** What to do **
Each line of the material must be repeated precisely, with the pictures left out.

** Collected data **
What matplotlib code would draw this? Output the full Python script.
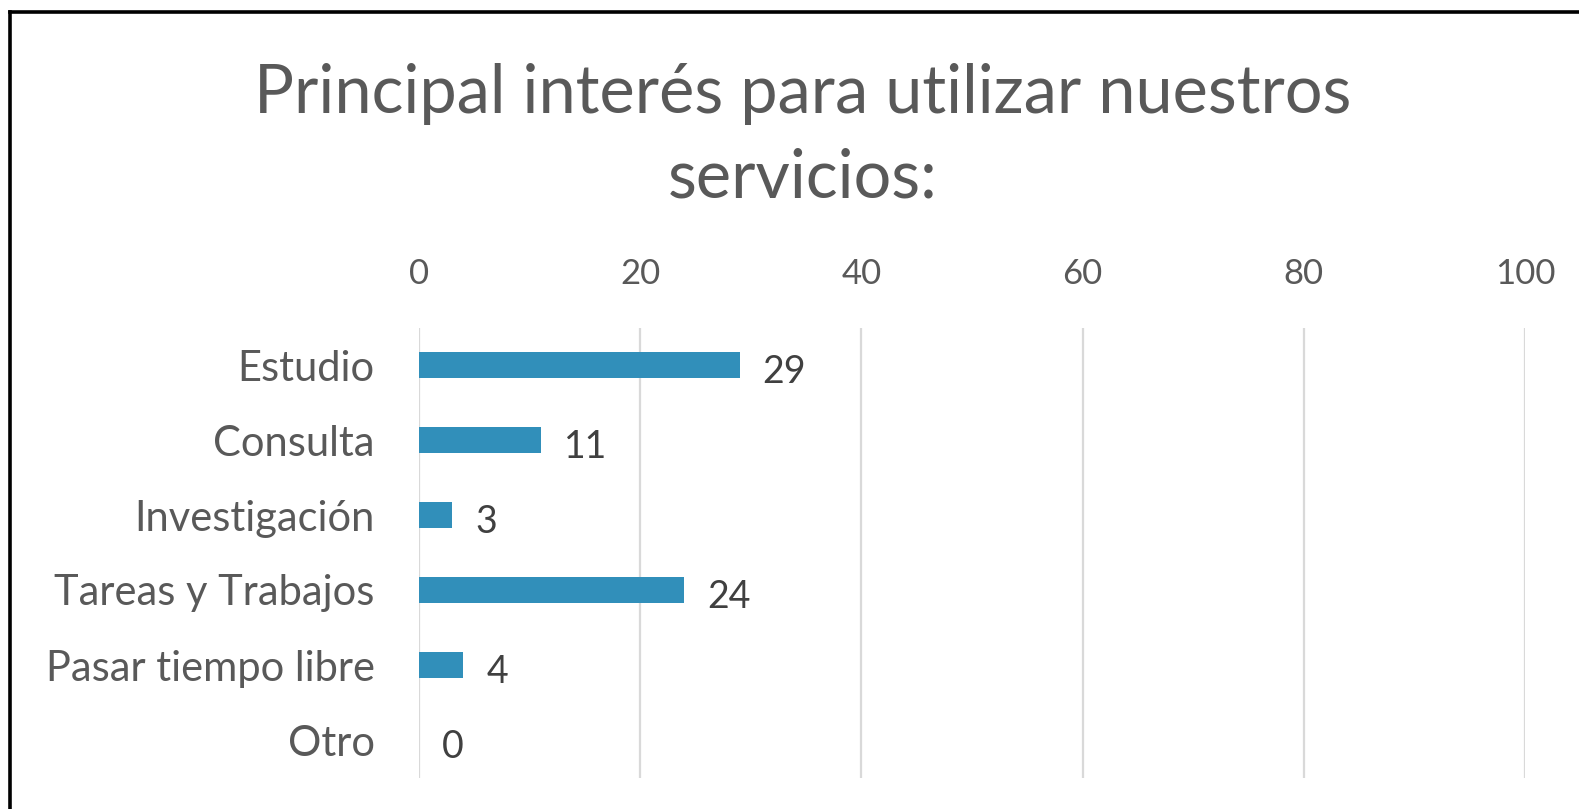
import matplotlib
matplotlib.use("Agg")
import matplotlib.pyplot as plt
from matplotlib.lines import Line2D

# ---- data ----
categories = ["Estudio", "Consulta", "Investigación", "Tareas y Trabajos",
              "Pasar tiempo libre", "Otro"]
values = [29, 11, 3, 24, 4, 0]
x_ticks = [0, 20, 40, 60, 80, 100]
title_lines = ["Principal interés para utilizar nuestros", "servicios:"]

FONT = "Lato"
plt.rcParams["font.family"] = [FONT, "DejaVu Sans"]

W, H, DPI = 1579, 809, 100
fig = plt.figure(figsize=(W / DPI, H / DPI), dpi=DPI)
fig.patch.set_facecolor("white")

# axes placement (pixels -> figure fraction)
left_px, right_px, top_px, bottom_px = 419, 1525, 327.5, 777.5
ax = fig.add_axes([left_px / W, 1 - bottom_px / H,
                   (right_px - left_px) / W, (bottom_px - top_px) / H])

ypos = list(range(len(categories)))
ax.barh(ypos, values, height=0.35, color="#318fba", zorder=3)

ax.set_xlim(0, 100)
ax.set_ylim(len(categories) - 0.5, -0.5)
ax.set_xticks(x_ticks)
ax.set_xticklabels([str(t) for t in x_ticks])
ax.set_yticks(ypos)
ax.set_yticklabels(categories)

ax.xaxis.tick_top()
ax.tick_params(axis="x", length=0, pad=27, labelsize=25, labelcolor="#595959")
ax.tick_params(axis="y", length=0, pad=32, labelsize=30, labelcolor="#595959")
for s in ax.spines.values():
    s.set_visible(False)
ax.grid(axis="x", color="#d9d9d9", linewidth=1.6, zorder=0)
ax.grid(axis="y", visible=False)
ax.set_axisbelow(True)

# data labels
for y, v in zip(ypos, values):
    ax.annotate(str(v), xy=(v, y), xytext=(23, -18), textcoords="offset pixels",
                ha="left", va="baseline", fontsize=27, color="#404040")

# title (two lines)
tx = 803 / W
fig.text(tx, 1 - 113 / H, title_lines[0], ha="center", va="baseline",
         fontsize=48, color="#595959")
fig.text(tx, 1 - 197 / H, title_lines[1], ha="center", va="baseline",
         fontsize=48, color="#595959")

# outer frame (top and left edges visible in the crop)
fig.add_artist(Line2D([10 / W, 1.0], [1 - 11.5 / H, 1 - 11.5 / H],
                      transform=fig.transFigure, color="black", linewidth=2.6))
fig.add_artist(Line2D([10 / W, 10 / W], [1 - 11.5 / H, 0.0],
                      transform=fig.transFigure, color="black", linewidth=2.6))

fig.savefig("out.png", dpi=DPI)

** The result **
What matplotlib code would draw this? Output the full Python script.
import matplotlib
matplotlib.use("Agg")
import matplotlib.pyplot as plt
from matplotlib.lines import Line2D

# ---- data ----
categories = ["Estudio", "Consulta", "Investigación", "Tareas y Trabajos",
              "Pasar tiempo libre", "Otro"]
values = [29, 11, 3, 24, 4, 0]
x_ticks = [0, 20, 40, 60, 80, 100]
title_lines = ["Principal interés para utilizar nuestros", "servicios:"]

FONT = "Lato"
plt.rcParams["font.family"] = [FONT, "DejaVu Sans"]

W, H, DPI = 1579, 809, 100
fig = plt.figure(figsize=(W / DPI, H / DPI), dpi=DPI)
fig.patch.set_facecolor("white")

# axes placement (pixels -> figure fraction)
left_px, right_px, top_px, bottom_px = 419, 1525, 327.5, 777.5
ax = fig.add_axes([left_px / W, 1 - bottom_px / H,
                   (right_px - left_px) / W, (bottom_px - top_px) / H])

ypos = list(range(len(categories)))
ax.barh(ypos, values, height=0.35, color="#318fba", zorder=3)

ax.set_xlim(0, 100)
ax.set_ylim(len(categories) - 0.5, -0.5)
ax.set_xticks(x_ticks)
ax.set_xticklabels([str(t) for t in x_ticks])
ax.set_yticks(ypos)
ax.set_yticklabels(categories)

ax.xaxis.tick_top()
ax.tick_params(axis="x", length=0, pad=27, labelsize=25, labelcolor="#595959")
ax.tick_params(axis="y", length=0, pad=32, labelsize=30, labelcolor="#595959")
for s in ax.spines.values():
    s.set_visible(False)
ax.grid(axis="x", color="#d9d9d9", linewidth=1.6, zorder=0)
ax.grid(axis="y", visible=False)
ax.set_axisbelow(True)

# data labels
for y, v in zip(ypos, values):
    ax.annotate(str(v), xy=(v, y), xytext=(23, -18), textcoords="offset pixels",
                ha="left", va="baseline", fontsize=27, color="#404040")

# title (two lines)
tx = 803 / W
fig.text(tx, 1 - 113 / H, title_lines[0], ha="center", va="baseline",
         fontsize=48, color="#595959")
fig.text(tx, 1 - 197 / H, title_lines[1], ha="center", va="baseline",
         fontsize=48, color="#595959")

# outer frame (top and left edges visible in the crop)
fig.add_artist(Line2D([10 / W, 1.0], [1 - 11.5 / H, 1 - 11.5 / H],
                      transform=fig.transFigure, color="black", linewidth=2.6))
fig.add_artist(Line2D([10 / W, 10 / W], [1 - 11.5 / H, 0.0],
                      transform=fig.transFigure, color="black", linewidth=2.6))

fig.savefig("out.png", dpi=DPI)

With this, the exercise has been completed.